Verify: haskell + prolog scoreboards equal baseline. Highest-risk extraction — if either regresses by 1 test, revert and redesign.

Step 7: lib/guest/layout.sx — significant-whitespace / off-side rule

Generalised layout-sensitive lexer. Configurable: which keywords open layout blocks, whether semicolons are inserted, brace insertion rules.

Port to: haskell/layout.sx (existing). Second consumer: write a synthetic test fixture that exercises a Python-ish layout to prove the kit is not Haskell-shaped. Two consumers.

Verify: haskell scoreboard equal baseline; synthetic layout fixture passes.

Step 8: lib/guest/hm.sx — Hindley-Milner type inference

Extract from haskell/infer.sx. Algorithm W or J, generalisation, instantiation, occurs-check, principal types.

Sequencing: this step is paired with plans/ocaml-on-sx.md Phase 5. The natural order is lib-guest Steps 07 → OCaml-on-SX Phases 15 → lib-guest Step 8. With OCaml-on-SX Phase 5 done, the two-language rule is satisfied for real (Haskell + OCaml). Without it, accept "second user TBD" — the alternative is letting the inference stay locked inside Haskell forever.
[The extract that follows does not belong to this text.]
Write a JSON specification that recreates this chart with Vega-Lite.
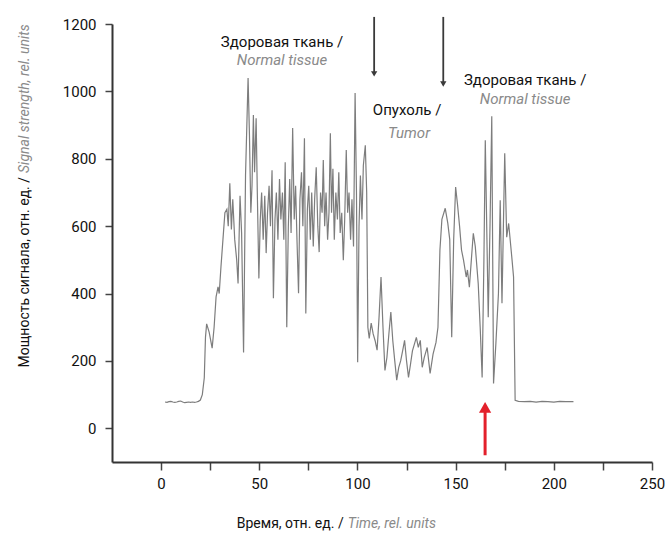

Port to: haskell/infer.sx and (preferred) lib/ocaml/types.sx.

Verify: haskell scoreboard equal baseline; if OCaml-on-SX Phase 5 has shipped, OCaml type-inference tests equal baseline too.


Progress log

Step Status Commit Delta
0 — baseline snapshot [done] 2f7f8189 11 guests captured: lua 185/185, forth 64/64, ruby 76/76, apl 73/73, prolog 590/590, common-lisp 309/309, smalltalk 625/629, tcl 3/4, haskell 0/18 programs, js 94/148 (slice), erlang 0/0
1 — conformance.sx (prolog + haskell) [done] 58dcff26 Prolog 590/590 (matches baseline). Haskell 156/156 — old script was broken (0/18 was an artefact of a never-matching grep), driver reveals true counts; baseline updated.
2 — prefix.sx (common-lisp + lua) [partial — pending lua] 2ef773a3 common-lisp/runtime.sx ported (47 aliases collapsed into 13 prefix-rename calls); 518/518 vs 309/309 baseline (improvement, no regression). lua/runtime.sx has no pure same-name aliases — every lua- definition wraps custom logic; second consumer pending.
3 — lex.sx (lua + tcl) [in-progress]
4 — pratt.sx (lua + prolog) [ ]
5 — ast.sx (lua + prolog) [ ]
6 — match.sx (haskell + prolog) [ ]
7 — layout.sx (haskell + synthetic) [ ]
8 — hm.sx (haskell + TBD) [ ]

Rules

  • Branch: architecture. Commit locally. Never push. Never touch main.
  • Scope: ONLY lib/guest/**, lib/{lua,prolog,haskell,common-lisp,tcl}/** (canaries + extraction targets), plans/lib-guest.md, plans/agent-briefings/lib-guest-loop.md. No spec/, hosts/, web/, shared/.
  • SX files: sx-tree MCP tools only. sx_validate after every edit.
  • No raw dune. Use sx_build target="ocaml" MCP tool.
  • Two-language rule: never merge an extraction until two guests consume it (Step 8 excepted with explicit note).
  • Conformance baseline is the bar. Any port whose scoreboard regresses by ≥1 test → revert, mark blocked, move on.
  • Substrate change → re-snapshot. If spec/ or hosts/ changes underneath this loop, re-run Step 0 before continuing.
  • One step per code commit. Plan updates as a separate commit. Short message with delta.
  • No alias chains to paper over drift between extraction and consumer (feedback_no_alias_bloat).
  • Partial extraction is OK if the canary works and a pending consumer is identified — mark [partial — pending <consumer>].
  • Hard timeout: if stuck >45 min on a step, mark blocked (<reason>) and move on.